There is clearly a revealed preference for pods among consumers for these things, and "proving" that everyone is wrong for liking them is just not a very interesting exercise imo.
His specific thesis is that pods fundamentally clean worse than powder because they're inherently single-stage releases of detergent in machines designed for two-stage releases. Despite this, he still explicitly says that pods have their uses. So I'm unclear on how his goal is "proving that everyone is wrong." Did we watch different videos?
I'm 1.5 minutes in and I already learned to purge cold water from the pipes before running the dishwasher. Assuming this is evidence based and true, I mean come on! Is it really so alarming to see someone deep dive hard and do the work to mass educate the public?
if you have powder crumbs under your sink you might need to improve your technique.
This reminds me of how some of my house guests will accidentally splash water all over the bathroom counter and even the mirror when they wash up in the morning. I don’t say anything, to be polite, but they clearly lack technique lol.
This works for me:
0. store the dishwasher powder (box) under sink.
1. Open dishwasher door
2. grab box, place OVER the opened door.
3. dispense powder into cartridge in door (with spoon, tilting box, etc)
4. put spoon back in box OR fully tilt box back upright. “Crumbs” will drop onto the door, that’s OK.

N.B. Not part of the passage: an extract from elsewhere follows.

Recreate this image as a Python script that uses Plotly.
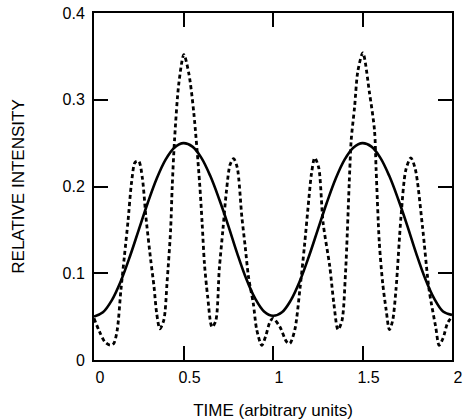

5. move box back under sink.
Even if I was messy, I personally couldn’t make myself spend 5x on pods to avoid cleaning crumbs under the sink once a month. When i think of convenience i think of a dishwasher saving me hours every month. Not saving 10 seconds a month to wipe crumbs under the sink. :-)
We clearly all have different preferences and ideas of “convenience”. I respect that.
With pods you can’t add some detergent to the prewash while adding the rest to the main wash cycle. That’s the thing that makes one of the biggest differences.
I used an old container with a 3" lid and a handle, and fill it regularly with the cheap dishwasher powder that I buy in bulk. I put a whole in the screw on lid so I can just pour out the powder. 98% clean and much much cheaper than any pods and much better for the environment because the packaging is all paper.
The issue of letting consumers choose the worse product is that the good products get pushed out of the market.
Grocery floorspace that was once primarily staples and whole foods is mostly now junkfood.
Proper razors have been replaced with disposables.
Skincare & toothpaste products contain sodium laureth sulfate , which lathers well, but causes mouth sores and skin irritation.
Letting consumers choose usually ends up optimizing superficial and sometimes harmful traits.